RETURNING Scotland manager Alex McLeish firmly believes he is the “right man” for the job.
The former international gaffer quit the role 11 years ago to take over at Birmingham City, but has now agreed a deal that will take him up until 2020, at least.
Big Eck upset the Tartan Army with his swift departure – and he is aware of the fact.
McLeish, 59, who has replaced his former Scotland and Aberdeen team-mate Gordon Strachan, admitted: “I can understand that opinion can be divided, but it’s up to me to try and get those guys onside.
“I hope the Tartan Army can come to, I wouldn’t say ‘forgive me’, but I hope they can come round and say: ‘McLeish is right, he is the man for the job’.
“A lot of people would say: ‘He left us, so he’s persona non grata’. But I’m here and I’m here to do the business.
“I had pretty good success in England in a real whirlwind of four or five years or so with promotion, a Carling Cup, ninth position Premier League and it was all really fighting fire as well with no budgets or anything.
“That’s why I feel that my experience has been greatly enhanced and that I can help the Scottish nation to get to the Euros.”
The SFA were unsuccessful in their attempt to recruit Northern Ireland manager Michael O’Neill prior to appointing McLeish.
The much-travelled boss, who has also been in charge at Motherwell, Hibs, Rangers, Aston Villa, Nottingham Forest, Belgian side Genk and Egyptian outfit Zamalek, said: “I was waiting for a call.
“I actually thought Michael might turn it down and I would get the job and I believe I’m the right man for this job.
“He was the first choice, I accept that. I see it as a bit of fate and it’s meant to be.
“I’ve got to make the most of that and I believe I can do it.

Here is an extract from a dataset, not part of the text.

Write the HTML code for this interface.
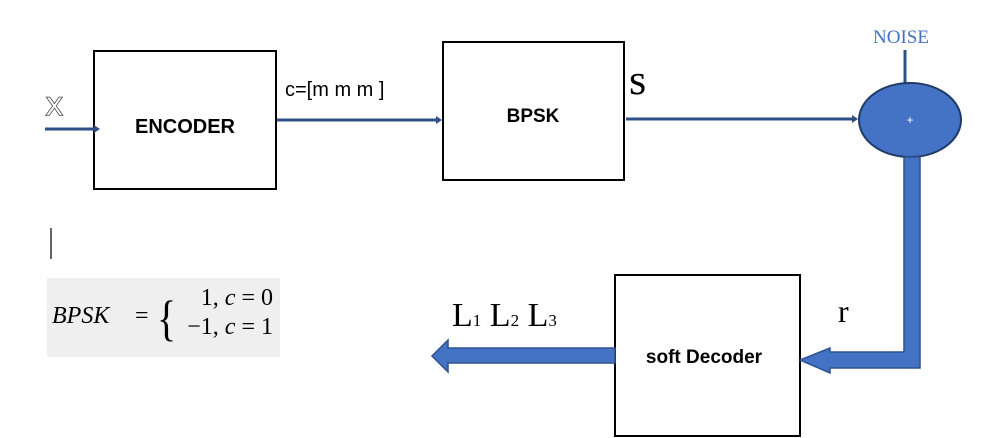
<!DOCTYPE html>
<html><head><meta charset="utf-8"><style>
html,body{margin:0;padding:0;background:#fff;width:990px;height:438px;overflow:hidden}
</style></head><body>
<svg width="990" height="438" viewBox="0 0 990 438" xmlns="http://www.w3.org/2000/svg">
<rect x="94" y="51" width="182" height="138" fill="#fff" stroke="#000" stroke-width="2"/>
<rect x="443" y="42" width="181" height="138" fill="#fff" stroke="#000" stroke-width="2"/>
<rect x="615" y="275" width="185" height="161" fill="#fff" stroke="#000" stroke-width="2"/>
<text x="185" y="133" font-family="Liberation Sans, sans-serif" font-weight="bold" font-size="20" text-anchor="middle">ENCODER</text>
<text x="533" y="122" font-family="Liberation Sans, sans-serif" font-weight="bold" font-size="19" text-anchor="middle">BPSK</text>
<text x="704" y="363" font-family="Liberation Sans, sans-serif" font-weight="bold" font-size="19" text-anchor="middle">soft Decoder</text>
<g stroke="#2f4f86" fill="#2f4f86">
<line x1="45" y1="129" x2="96" y2="129" stroke-width="3"/>
<polygon points="94,125 100,129 94,133" stroke="none"/>
<line x1="277" y1="120" x2="437" y2="120" stroke-width="3"/>
<polygon points="436,116 442,120 436,124" stroke="none"/>
<line x1="626" y1="119" x2="853" y2="119" stroke-width="3"/>
<polygon points="852,115 858,119 852,123" stroke="none"/>
<line x1="905" y1="50" x2="905" y2="84" stroke-width="3"/>
</g>
<ellipse cx="910" cy="120" rx="51" ry="37" fill="#4472c4" stroke="#1f3b66" stroke-width="2"/>
<text x="910" y="124" font-family="Liberation Sans, sans-serif" font-size="12" fill="#fff" text-anchor="middle">+</text>
<path d="M904,157 L920,157 L920,368 L830,368 L830,373 L800,360 L830,348 L830,352 L904,352 Z" fill="#4472c4" stroke="#2f528f" stroke-width="1.5"/>
<path d="M615,348 L448,348 L448,340 L432,356 L448,372 L448,363 L615,363 Z" fill="#4472c4" stroke="#2f528f" stroke-width="1.5"/>
<text x="46" y="115" font-family="Liberation Sans, sans-serif" font-size="25" fill="#fff" stroke="#444" stroke-width="1.6" paint-order="stroke">X</text>
<text x="285" y="96" font-family="Liberation Sans, sans-serif" font-size="20">c=[m m m ]</text>
<text x="629" y="94" font-family="Liberation Serif, serif" font-size="31" stroke="#000" stroke-width="0.5">S</text>
<text x="901" y="43" font-family="Liberation Serif, serif" font-size="19" fill="#4472c4" text-anchor="middle">NOISE</text>
<text x="838" y="322" font-family="Liberation Serif, serif" font-size="32">r</text>
<text x="452" y="326" font-family="Liberation Serif, serif" font-size="34">L<tspan font-size="17">1</tspan> L<tspan font-size="17">2</tspan> L<tspan font-size="17">3</tspan></text>
<line x1="51" y1="228" x2="51" y2="259" stroke="#000" stroke-width="1.2"/>
<rect x="47" y="278" width="233" height="79" fill="#efefef"/>
<text x="52" y="323" font-family="Liberation Serif, serif" font-style="italic" font-size="24">BPSK</text>
<text x="135" y="323" font-family="Liberation Serif, serif" font-size="24">=</text>
<text x="157" y="335" font-family="Liberation Serif, serif" font-size="50" transform="translate(157,0) scale(0.8,1) translate(-157,0)">{</text>
<text x="273" y="305" font-family="Liberation Serif, serif" font-size="24" text-anchor="end">1,  <tspan font-style="italic">c</tspan> = 0</text>
<text x="273" y="334" font-family="Liberation Serif, serif" font-size="24" text-anchor="end">−1,  <tspan font-style="italic">c</tspan> = 1</text>
</svg>
</body></html>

“Even when I went to Belgium and Egypt for a couple of years, I worked with teams with half a chance. That was why I went and I had pretty good success rates with them – 50-odd per cent rate in Belgium and 60-odd per cent in Egypt.
“I really enjoyed the stints there and I said when I came back that that’s the kind of challenge I want domestically and when nothing of that ilk came in England and then all of a sudden Gordon left the Scotland job, I thought: ‘That’s a challenge that I would absolutely love’.”
McLeish’s first games in charge will be against Costa Rica and Hungary next month, followed by further friendly matches in Peru in May and Mexico in June.
His debut competitive games will be the UEFA Nations League encounters against Albania at home on September 10, then in Israel on October 11.
Strachan was unable to end Scotland’s long wait to get back to a major tournament, which now stretches back almost 20 years.
However, the Scots have not lost a competitive match since November 2016 and have won four of their past eight games.
McLeish added: “I think we missed [World Cup qualification] by a whisker there and Gordon Strachan had a great 2017.
“There are a lot of exciting youngsters coming through with pace and energy. I’m not saying they’ll be going straight into the team, but it gives me a lot of hope.
“He was very close to it. If I can carry that momentum on, then I’ve got these guys a year older and getting more experience.
“They’re surely going to be at a better level and that’s why I feel it gives us a better chance, mixed, of course, with the experienced guys and the tactical nous that these guys have.”